Es gibt verschiedene Kriterien, anhand denen sich eine Dyskalkulie vermuten lässt:
- Deutlich schlechtere Rechenleistungen als der Alters- und Klassendurchschnitt
- Körperliche und psychische Störungen wie Hör- oder Sehminderungen sowie motorische Schwächen müssen ausgeschlossen werden
- Unzureichende Beschulung oder psychosoziale Probleme kommen nicht als Ursache infrage
- Es besteht keine allgemeine Intelligenzminderung oder Leistungsschwäche
Daneben gibt es verschiedene Tests, die bei einem Verdacht auf Dyskalkulie professionell durchgeführt werden können. Beispiele hierfür sind:
- Rechentests
- IQ-Tests
- Aufmerksamkeits- und Konzentrationstests
- Psychologische Tests
Welche Tests sinnvoll sind, entscheidet der*die jeweilige Spezialist*in. Online-Selbsttests geben hierbei in der Regel keine fundierten Aussagen.
Auf der Seite des Bundesverbandes fürs Legasthenie und Dyskalkulie e.V. finden Sie weitere wichtige Informationen zum Thema Rechenstörung.
Therapie bei Dyskalkulie
Je früher eine Behandlung der Dyskalkulie startet, desto besser. Gezielte Förderungen können bereits im Kindergarten stattfinden. Heilbar ist die Rechenstörung nicht, Einschränkungen im Erwachsenenalter und auch Auswirkungen auf die Psyche können durch eine Behandlung aber vermindert werden. Medikamente sind bei einer Therapie der Dyskalkulie nicht nötig.
Eine Behandlung der Dyskalkulie setzt sich aus verschiedenen Komponenten zusammen:
- Rechentraining
- Verhaltenstherapie
- Neuropsychologische Therapie
Mögliche Ursachen: Wie entsteht eine Dyskalkulie?
Bis heute ist noch nicht eindeutig geklärt, wie genau eine Dyskalkulie entsteht. Klar ist, dass die Störung nicht mit der Intelligenz oder anderen Kompetenzen zusammenhängt. Die Forschung geht davon aus, dass mehrere Faktoren eine Rolle in der Entstehung der Dyskalkulie spielen.

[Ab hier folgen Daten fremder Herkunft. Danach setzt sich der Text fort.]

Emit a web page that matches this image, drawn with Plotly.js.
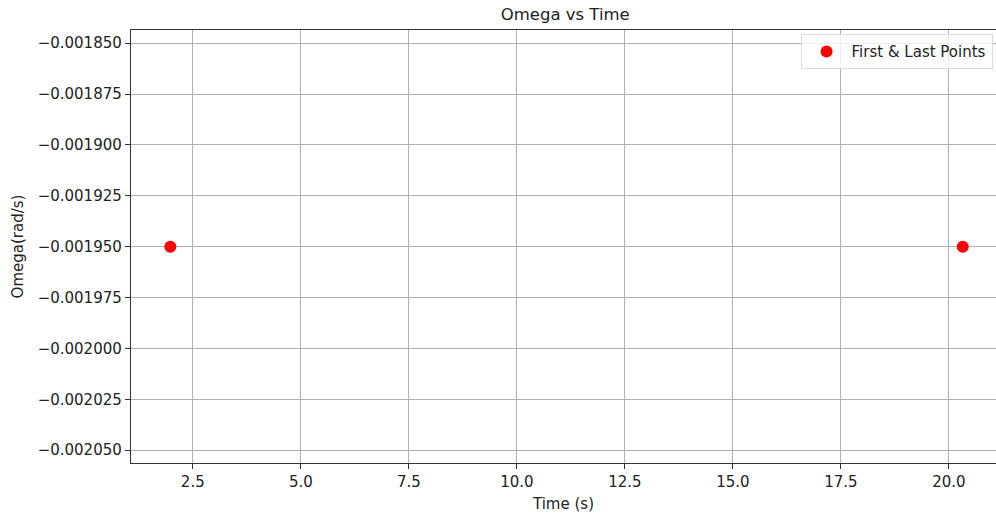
<!DOCTYPE html>
<html>
<head>
<meta charset="utf-8">
<script src="https://cdn.plot.ly/plotly-3.0.1.min.js"></script>
<style>html,body{margin:0;padding:0;background:#fff;}#chart{width:996px;height:516px;}</style>
</head>
<body>
<div id="chart"></div>
<script>
const timeValues = [1.98, 20.32];
const omegaValues = [-0.00195, -0.00195];
const seriesName = "First & Last Points";
const yTicks = [-0.00185, -0.001875, -0.0019, -0.001925, -0.00195, -0.001975, -0.002, -0.002025, -0.00205];

const font = "DejaVu Sans, sans-serif";
const data = [{
  x: timeValues, y: omegaValues, type: "scatter", mode: "markers", name: seriesName,
  marker: {color: "#ff0000", size: 12, line: {width: 0}}
}];
const layout = {
  width: 996, height: 516,
  margin: {l: 131, r: 0, t: 30, b: 53, pad: 0},
  paper_bgcolor: "#fff", plot_bgcolor: "#fff",
  font: {family: font, size: 14, color: "#222"},
  title: {text: "Omega vs Time", font: {family: font, size: 16.5, color: "#222"}, x: 0.5675, xanchor: "center", y: 0.972, yanchor: "middle"},
  showlegend: true,
  legend: {x: 0.996, xanchor: "right", y: 0.99, yanchor: "top", bgcolor: "rgba(255,255,255,0.8)", bordercolor: "#dcdcdc", borderwidth: 1, itemwidth: 40, font: {family: font, size: 15, color: "#222"}},
  xaxis: {
    range: [1.07, 21.09], tick0: 0, dtick: 2.5, tickformat: ".1f",
    showgrid: true, gridcolor: "#b0b0b0", gridwidth: 1,
    zeroline: false, showline: true, linecolor: "#333", linewidth: 1.2, mirror: true,
    ticks: "outside", ticklen: 5, tickcolor: "#333",
    tickfont: {family: font, size: 15, color: "#222"},
    title: {text: "Time (s)", font: {family: font, size: 15, color: "#222"}, standoff: 8}
  },
  yaxis: {
    range: [-0.0020563, -0.0018435], tickvals: yTicks, tickformat: ".6f",
    showgrid: true, gridcolor: "#b0b0b0", gridwidth: 1,
    zeroline: false, showline: true, linecolor: "#333", linewidth: 1.2, mirror: false,
    ticks: "outside", ticklen: 5, tickcolor: "#333",
    tickfont: {family: font, size: 15, color: "#222"},
    title: {text: "Omega(rad/s)", font: {family: font, size: 15, color: "#222"}, standoff: 10}
  }
};
Plotly.newPlot("chart", data, layout, {displayModeBar: false, staticPlot: true});
</script>
</body>
</html>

Vererbung: Verschiedene Studien lassen vermuten, dass Dyskalkulie vererbt werden kann. Meist kommt die Rechenstörung öfter in der Familie vor. Das Risiko, dass Geschwister auch an einer Dyskalkulie leiden, ist um das fünf- bis zehnfache erhöht, wenn bereits ein Geschwisterkind an den Problemen leidet.
Veränderungen im Gehirn: Die Hirnareale, die zuständig für das Bearbeiten von Rechenaufgaben und mathematischen Fragestellungen sind, scheinen bei einer Dyskalkulie verändert zu sein.
Kognition: Häufig liegen bei Betroffenen auch Probleme in der Verarbeitung schnell aufeinanderfolgender Reize, des Arbeitsgedächtnisses und der Aufmerksamkeit vor.